Yo también hablo de la rosa, I, Too, Speak of the Rose (1965) by Emilio Carballido

Every day there is news. It takes all forms: a dream, a flash of lightening, explicit or trivial, it gets tangled in its own web, sowing its seeds.

It’s Mexico City in the 1960s and two teenagers, Toña and Polo, play truant from school and roam the streets in search of amusement. They tamper with a phone box, the fruits of which they use to gamble or spend on street food. These small pleasures compensate for a lack of privilege in life; they are poor and Polo doesn’t even have shoes. When they wander into a dump, they find a metal tub which Toña fancies as a plant pot but they soon discover the tub is filled with cement and begin to roll it along the ground until they roll it down the embankment and onto the railway tracks before an oncoming train.

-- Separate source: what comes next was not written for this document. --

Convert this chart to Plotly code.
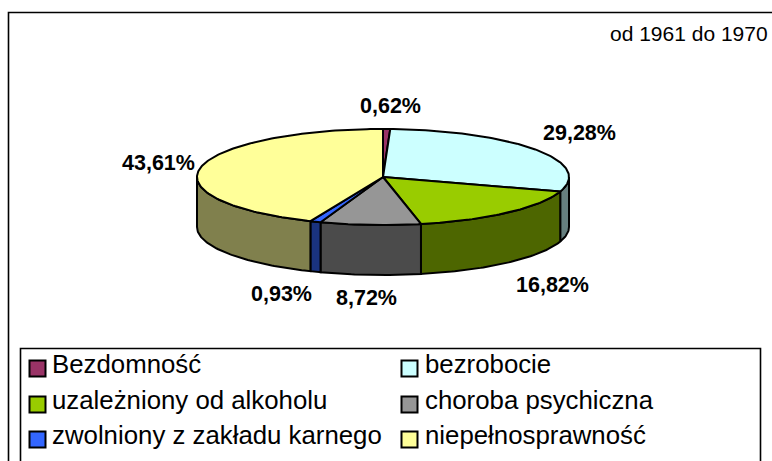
import numpy as np
import plotly.graph_objects as go

categories = ["Bezdomność", "bezrobocie", "uzależniony od alkoholu", "choroba psychiczna",
              "zwolniony z zakładu karnego", "niepełnosprawność"]
values = [0.62, 29.28, 16.82, 8.72, 0.93, 43.61]
value_labels = ["0,62%", "29,28%", "16,82%", "8,72%", "0,93%", "43,61%"]
top_colors = ["#993366", "#CCFFFF", "#99CC00", "#969696", "#3366FF", "#FFFF99"]
side_colors = ["#4D1A33", "#667F7F", "#4D6600", "#4B4B4B", "#1A337F", "#80804D"]
period_label = "od 1961 do 1970"

W, H = 772, 461
CX, CY, RX, RY, DEPTH = 383, 177, 186, 48, 50
LABEL_XY = [(390, 106), (579, 133), (552, 285), (366, 298), (281, 294), (158, 163)]

fig = go.Figure()

def add_poly(xs, ys, fill, lw=2):
    fig.add_trace(go.Scatter(x=xs, y=ys, mode="lines", fill="toself", fillcolor=fill,
                             line=dict(color="#000000", width=lw), hoverinfo="skip", showlegend=False))

def arc(a0, a1, dy=0):
    t = np.radians(np.linspace(a0, a1, max(2, int(abs(a1 - a0)) + 2)))
    return CX + RX * np.sin(t), CY + dy - RY * np.cos(t)

total = sum(values)
edges = np.concatenate([[0], np.cumsum(values) / total * 360])

# side walls: only the front half of the rim (90..270 degrees) is visible
for i in range(len(values)):
    a0, a1 = max(edges[i], 90), min(edges[i + 1], 270)
    if a1 <= a0:
        continue
    xt, yt = arc(a0, a1)
    xb, yb = arc(a1, a0, DEPTH)
    add_poly(np.r_[xt, xb, xt[0]], np.r_[yt, yb, yt[0]], side_colors[i])

# top face
for i in range(len(values)):
    xt, yt = arc(edges[i], edges[i + 1])
    add_poly(np.r_[CX, xt, CX], np.r_[CY, yt, CY], top_colors[i])

shapes = [
    dict(type="rect", xref="x", yref="y", x0=8.5, x1=790, y0=12.5, y1=480, line=dict(color="#000", width=1.6)),
    dict(type="rect", xref="x", yref="y", x0=20.5, x1=760.5, y0=348.5, y1=480, line=dict(color="#000", width=1.6)),
]
annotations = []
def text(x, y, s, size, bold=False, anchor="left"):
    annotations.append(dict(x=x, y=y, xref="x", yref="y", text=f"<b>{s}</b>" if bold else s, showarrow=False,
                            xanchor=anchor, yanchor="middle", font=dict(family="Liberation Sans", size=size, color="#000")))

text(770, 33, period_label, 21, anchor="right")
for (x, y), s in zip(LABEL_XY, value_labels):
    text(x, y, s, 21.5, bold=True, anchor="center")

LEG_X = [29.5, 401.5]
LEG_TEXT_X = [50, 423]
LEG_Y = [360.5, 396.5, 431.5]
for i, (cat, col) in enumerate(zip(categories, top_colors)):
    lx, ly = LEG_X[i % 2], LEG_Y[i // 2]
    shapes.append(dict(type="rect", xref="x", yref="y", x0=lx, x1=lx + 16, y0=ly, y1=ly + 16,
                       fillcolor=col, line=dict(color="#000", width=2)))
    text(LEG_TEXT_X[i % 2], ly + 3.5, cat, 25.8)

fig.update_layout(width=W, height=H, margin=dict(l=0, r=0, t=0, b=0), paper_bgcolor="#fff", plot_bgcolor="#fff",
                  xaxis=dict(range=[0, W], visible=False, fixedrange=True),
                  yaxis=dict(range=[H, 0], visible=False, fixedrange=True),
                  showlegend=False, shapes=shapes, annotations=annotations)
fig.write_html("out.html", config=dict(displayModeBar=False),
               post_script="document.body.style.margin='0';document.documentElement.style.overflow='hidden';")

A freight train is derailed and the play offers us a prismatic lens through which to interpret the event. No-one was hurt, but they could have been. Was it deliberate? To what extent should they be punished?

From this point the play is structured by reactions from all corners to the teenagers’ deed. I, Too, Speak of the Rose is a play about perception and the lenses through which we view our realities where it is possible that several converge in a single act. A newsreader asks the audience: What is a rose? Is it the whole rose, the rose petal, or the rose fibre under a microscope — which one is the real rose?

Contrapunto para dos voces cansadas, Counterpoint for Two Tired Voices
(1976) by Jorge Días

An old man and an old woman meet every Saturday. Neither is sure who is visiting whom, or where they really are, or why; there is no apparent social reality to which they belong, and they share the incipient fear that they may be repeating the same conversation time after time. Distant by virtue of their age and infirmities from the possibility of action, they use the only means available to them to create a past, and to inject their present with a sense of future.

I’m a visitor too. We’re both telling the truth. Why would we want to lie? So, either we’re both inside without realising it, or we both live outside, free, and we meet here every week to exchange apples, strawberries and words of encouragement.

In this poignant and enigmatic play there is a fearful, imaginative, desperate and, above all, necessary invention of a fantasy of life.

Upcoming plays from the Modern period

Posted on 24 November 2008 by Gwynneth Dowling

This is a sampling of Gwynneth Dowling’s upcoming plays from the Modern period.

Hamelin by Juan Mayorga

In Hamelin a wealthy figure, Pablo Rivas, has been accused of sexually molesting a child from a deprived area. The parents of this child are suspected of ‘hiring out’ their son for money. Has Rivas acted on his confessed desires for children? Is Josemari, the child in question, telling the truth? Hamelin leaves the answers up to the audience. The investigating judge, Montero, gets no answer and neither do we. No Pied Piper saves the children in this city. The rats have multiplied, spewing forth at the end of the play from Josemari’s childish drawing as he sits alone –  betrayed, not rescued, by the system. Hamelin questions the ability of systems of law, psychiatry and bureaucracy to effectively help the weak and vulnerable in modern societies.

Tres sombreros de copa by Miguel Mihura

Three Top Hats is a surreal farce full of physical comedy and colour. It is the eve of Dionisio’s wedding and he is spending it alone in a little hotel. With him he has two top hats – he must decide which to wear to the wedding. His future father-in-law has given him a third as a wedding present. As he holds them, a young woman, Paula, bursts into his room. Paula is a member of a circus troupe that is in town. She sees Dionisio holding his top hats and mistakes him for a juggler. From this point on, Dionisio is caught up in a surreal evening of debauchery and madness in the hotel. Three Top Hats presents two different existences. On the one hand, Paula lives unconventionally in a world of parties and dances. On the other, Dionisio’s married life is set to be filled with routine. Yet both characters find their respective lifestyles monotonous. The play invites us to consider whether true happiness is ever achievable, or whether the grass just appears greener on the other side.

La llamada de Lauren by Paloma Pedrero

Lauren’s Call is a two-character play featuring a man and a woman, Pedro and Rosa. They are celebrating their third wedding anniversary on the same day as the carnival comes to town. It’s an ideal time to dress up! Pedro is dressed as a woman, Rosa as a man. Whereas Rosa is uncomfortable performing her role, Pedro enthusiastically adopts the guise of Lauren Bacall. Lauren’s Call is a play that explores gender identity as Pedro expresses his sense of unease at the male role assigned to him through his pleasure at becoming Lauren.

Himmelweg by Juan Mayorga

Himmelweg has been performed in promenade style at the Royal Court theatre and also has toured Ireland. The play is based on the experience of the Red Cross investigator, Maurice Rossel, who visited the concentration camp at Theresienstadt only to be duped by the model town that had been constructed to deceive visitors. In Himmelweg a Red Cross Representative tells the audience how he too was fooled – or let himself be fooled – by surface appearances and the seductive power of performance. Later, the audience witness how the performance was construed by the Nazi Commandant. As ‘theatre director’ he forces reluctant Jewish inmates to become his actors. Himmelweg is an important play by one of Spain’s most prominent contemporary playwrights that engages with current debates about the responsibility of individuals to speak out against political atrocities.